The questions typically are (1) Can you find an instrument that lets you bet on the mispricing (2) do you have the wherewithal to stay solvent for the arbitrary period of time it takes for the market to correct.

Individual investors typically cannot access the right instruments (typically weirdly structured long term options). Typical institutional money managers cannot because their measurement typically penalizes continuous money loss. Lots of them however may have spotted the opportunity.


Why can't individual investors access them?


They can - just buy an put on the ETF via your favorite neighborhood broker like schwab, etrade, etc.

Getting authorized for options trading on your account is pretty straight forward and serves as a last fair warning of how much money you're likely going to lose :)

EDIT: to clarify, most of the "exotic" stuff like VIX and XIV (was) are ETFs that are accessible by "regular" investors and hide away the complexities of properly structuring the underlying position to get the exposure to certain aspect of the market. This opaqueness is what makes them so dangerous IMO.

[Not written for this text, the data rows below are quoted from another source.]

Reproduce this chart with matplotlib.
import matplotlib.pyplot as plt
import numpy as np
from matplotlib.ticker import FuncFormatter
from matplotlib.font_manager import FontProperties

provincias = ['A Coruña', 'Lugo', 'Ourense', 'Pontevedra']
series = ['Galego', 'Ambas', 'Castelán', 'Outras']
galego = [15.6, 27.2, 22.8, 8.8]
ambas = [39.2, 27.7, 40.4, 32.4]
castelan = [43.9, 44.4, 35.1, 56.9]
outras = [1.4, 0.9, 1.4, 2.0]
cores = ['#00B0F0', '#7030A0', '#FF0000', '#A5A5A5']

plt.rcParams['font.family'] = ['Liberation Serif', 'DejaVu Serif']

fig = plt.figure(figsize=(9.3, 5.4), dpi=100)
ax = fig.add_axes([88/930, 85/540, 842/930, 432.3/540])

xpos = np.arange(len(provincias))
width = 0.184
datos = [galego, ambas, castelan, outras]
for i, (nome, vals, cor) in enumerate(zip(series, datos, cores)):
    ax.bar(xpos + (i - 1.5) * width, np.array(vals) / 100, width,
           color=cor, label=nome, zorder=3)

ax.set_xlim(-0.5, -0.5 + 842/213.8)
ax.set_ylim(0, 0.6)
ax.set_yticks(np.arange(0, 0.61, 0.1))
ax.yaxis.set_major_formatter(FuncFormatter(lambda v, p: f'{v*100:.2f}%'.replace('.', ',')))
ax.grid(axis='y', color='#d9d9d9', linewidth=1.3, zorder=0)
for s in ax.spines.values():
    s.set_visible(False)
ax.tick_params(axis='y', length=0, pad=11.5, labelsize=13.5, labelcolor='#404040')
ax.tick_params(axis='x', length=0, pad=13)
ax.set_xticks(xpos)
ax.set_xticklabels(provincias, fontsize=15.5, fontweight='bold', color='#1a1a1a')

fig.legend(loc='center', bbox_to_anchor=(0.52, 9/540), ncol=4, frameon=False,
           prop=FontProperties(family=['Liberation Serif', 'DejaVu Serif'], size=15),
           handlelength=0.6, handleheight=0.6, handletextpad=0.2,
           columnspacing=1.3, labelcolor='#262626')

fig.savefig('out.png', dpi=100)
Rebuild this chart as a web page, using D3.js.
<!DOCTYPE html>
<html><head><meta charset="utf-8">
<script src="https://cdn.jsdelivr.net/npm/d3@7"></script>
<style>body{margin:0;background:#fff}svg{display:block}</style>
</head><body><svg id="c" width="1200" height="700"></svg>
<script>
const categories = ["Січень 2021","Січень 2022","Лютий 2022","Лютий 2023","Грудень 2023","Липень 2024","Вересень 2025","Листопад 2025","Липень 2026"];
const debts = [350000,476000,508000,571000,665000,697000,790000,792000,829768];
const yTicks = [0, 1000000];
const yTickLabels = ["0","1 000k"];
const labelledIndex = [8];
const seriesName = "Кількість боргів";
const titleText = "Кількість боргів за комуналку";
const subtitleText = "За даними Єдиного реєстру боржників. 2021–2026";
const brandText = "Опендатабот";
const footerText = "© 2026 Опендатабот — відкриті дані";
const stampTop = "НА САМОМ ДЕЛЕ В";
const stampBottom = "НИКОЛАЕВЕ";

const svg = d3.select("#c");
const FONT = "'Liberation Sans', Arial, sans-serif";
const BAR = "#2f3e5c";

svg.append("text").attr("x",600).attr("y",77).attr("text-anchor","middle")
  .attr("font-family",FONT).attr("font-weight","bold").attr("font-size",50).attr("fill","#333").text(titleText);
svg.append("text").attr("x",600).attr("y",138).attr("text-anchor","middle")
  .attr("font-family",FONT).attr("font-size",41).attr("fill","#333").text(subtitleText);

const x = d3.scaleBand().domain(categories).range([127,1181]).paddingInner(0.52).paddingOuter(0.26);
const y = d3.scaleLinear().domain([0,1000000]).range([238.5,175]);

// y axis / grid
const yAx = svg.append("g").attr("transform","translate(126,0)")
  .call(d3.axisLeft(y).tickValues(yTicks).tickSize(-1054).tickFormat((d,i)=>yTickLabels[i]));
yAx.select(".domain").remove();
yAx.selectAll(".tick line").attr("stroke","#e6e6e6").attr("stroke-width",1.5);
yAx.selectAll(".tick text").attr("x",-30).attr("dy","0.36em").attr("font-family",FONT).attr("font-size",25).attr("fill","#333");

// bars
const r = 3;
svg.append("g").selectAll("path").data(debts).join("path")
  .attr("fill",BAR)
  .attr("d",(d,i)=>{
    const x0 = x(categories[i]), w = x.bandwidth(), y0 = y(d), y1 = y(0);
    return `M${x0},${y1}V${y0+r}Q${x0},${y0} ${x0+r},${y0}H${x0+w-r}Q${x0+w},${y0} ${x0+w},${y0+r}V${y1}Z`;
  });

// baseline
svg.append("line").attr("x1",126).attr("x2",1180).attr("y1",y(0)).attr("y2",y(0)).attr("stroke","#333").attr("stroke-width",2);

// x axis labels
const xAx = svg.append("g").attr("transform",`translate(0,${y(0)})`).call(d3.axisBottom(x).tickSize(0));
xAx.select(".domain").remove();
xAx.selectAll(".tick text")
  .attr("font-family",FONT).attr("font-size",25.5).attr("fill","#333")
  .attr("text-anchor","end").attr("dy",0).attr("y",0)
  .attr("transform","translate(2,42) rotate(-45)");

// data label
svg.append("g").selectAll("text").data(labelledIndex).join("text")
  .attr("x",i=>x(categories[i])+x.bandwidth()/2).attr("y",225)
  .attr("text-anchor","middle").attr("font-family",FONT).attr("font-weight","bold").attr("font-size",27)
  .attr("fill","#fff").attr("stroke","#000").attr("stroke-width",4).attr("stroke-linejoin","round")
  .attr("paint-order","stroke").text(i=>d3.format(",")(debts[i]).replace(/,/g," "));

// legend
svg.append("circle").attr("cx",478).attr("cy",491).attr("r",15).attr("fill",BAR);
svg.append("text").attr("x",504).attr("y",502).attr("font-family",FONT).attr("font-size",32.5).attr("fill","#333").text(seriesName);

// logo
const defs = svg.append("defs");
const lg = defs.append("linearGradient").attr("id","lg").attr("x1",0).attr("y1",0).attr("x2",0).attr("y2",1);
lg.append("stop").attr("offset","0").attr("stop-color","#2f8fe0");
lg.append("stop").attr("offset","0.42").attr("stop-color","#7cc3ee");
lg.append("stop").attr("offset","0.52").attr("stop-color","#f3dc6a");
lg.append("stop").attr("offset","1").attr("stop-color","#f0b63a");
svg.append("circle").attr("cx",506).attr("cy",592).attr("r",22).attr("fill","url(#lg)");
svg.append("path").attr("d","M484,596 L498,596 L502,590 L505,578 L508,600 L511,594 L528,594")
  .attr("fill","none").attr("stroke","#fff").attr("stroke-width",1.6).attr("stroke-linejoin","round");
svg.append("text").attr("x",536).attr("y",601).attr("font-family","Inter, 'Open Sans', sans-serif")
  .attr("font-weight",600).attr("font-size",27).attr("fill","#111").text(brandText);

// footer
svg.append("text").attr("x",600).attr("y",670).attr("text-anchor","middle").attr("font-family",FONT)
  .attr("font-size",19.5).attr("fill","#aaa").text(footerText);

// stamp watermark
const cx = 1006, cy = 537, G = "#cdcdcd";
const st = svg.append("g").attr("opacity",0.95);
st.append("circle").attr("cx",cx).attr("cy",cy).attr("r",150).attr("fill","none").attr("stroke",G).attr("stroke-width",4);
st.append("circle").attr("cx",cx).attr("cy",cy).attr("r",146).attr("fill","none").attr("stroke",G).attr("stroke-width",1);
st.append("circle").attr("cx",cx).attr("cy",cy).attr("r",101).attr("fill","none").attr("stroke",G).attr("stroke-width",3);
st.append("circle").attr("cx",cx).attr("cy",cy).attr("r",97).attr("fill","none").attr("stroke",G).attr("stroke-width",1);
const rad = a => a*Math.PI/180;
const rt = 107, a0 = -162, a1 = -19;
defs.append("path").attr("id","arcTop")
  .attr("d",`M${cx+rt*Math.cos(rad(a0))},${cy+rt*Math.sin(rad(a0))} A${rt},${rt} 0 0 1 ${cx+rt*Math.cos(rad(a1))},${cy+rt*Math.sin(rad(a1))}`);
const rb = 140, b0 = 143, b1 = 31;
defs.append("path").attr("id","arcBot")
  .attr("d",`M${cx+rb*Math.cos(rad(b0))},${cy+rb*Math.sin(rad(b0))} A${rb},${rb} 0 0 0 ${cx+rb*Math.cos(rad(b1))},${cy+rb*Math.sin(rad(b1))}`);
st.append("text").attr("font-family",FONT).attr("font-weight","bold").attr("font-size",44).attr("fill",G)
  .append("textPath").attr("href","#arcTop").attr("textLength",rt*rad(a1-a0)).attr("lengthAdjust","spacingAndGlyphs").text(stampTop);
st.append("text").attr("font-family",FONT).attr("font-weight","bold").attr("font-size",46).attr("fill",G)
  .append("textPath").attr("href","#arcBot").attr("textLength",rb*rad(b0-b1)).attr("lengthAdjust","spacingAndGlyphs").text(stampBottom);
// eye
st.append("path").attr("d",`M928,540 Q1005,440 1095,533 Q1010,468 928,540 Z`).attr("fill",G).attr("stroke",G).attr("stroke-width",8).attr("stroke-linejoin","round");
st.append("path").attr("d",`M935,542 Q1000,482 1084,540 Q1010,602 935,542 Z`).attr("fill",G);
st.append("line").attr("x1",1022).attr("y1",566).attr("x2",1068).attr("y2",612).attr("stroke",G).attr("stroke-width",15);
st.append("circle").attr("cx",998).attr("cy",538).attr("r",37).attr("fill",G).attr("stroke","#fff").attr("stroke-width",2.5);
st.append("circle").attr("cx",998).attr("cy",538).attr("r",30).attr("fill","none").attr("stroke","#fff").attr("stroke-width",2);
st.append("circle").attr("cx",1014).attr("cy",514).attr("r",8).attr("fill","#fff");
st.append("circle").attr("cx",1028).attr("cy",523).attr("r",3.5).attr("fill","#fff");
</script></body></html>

You have to find a broker that will sell them to you. Usually these things aren't vanilla options, they're some sort of quasi-option derivative.


> Usually these things aren't vanilla options, they're some sort of quasi-option derivative.

Options are derivatives.


Sometimes brokerages prevent retail clients like in this story below,

https://www.marketwatch.com/story/fidelity-prevents-retail-c...


I'm not sure that's true.

Andrew Gelman once mentioned that Black Swan events are actually routinely _overpriced_ via the Longshot Bias. [1] He had talked about this in the context of the recent Leicester FC win and the odds on that team. [2]

[1] https://en.wikipedia.org/wiki/Favourite-longshot_bias

[2] http://andrewgelman.com/2016/06/02/30183/


Glass half full/Glass half empy. A bet against the opposite of an overpriced event will be underpriced.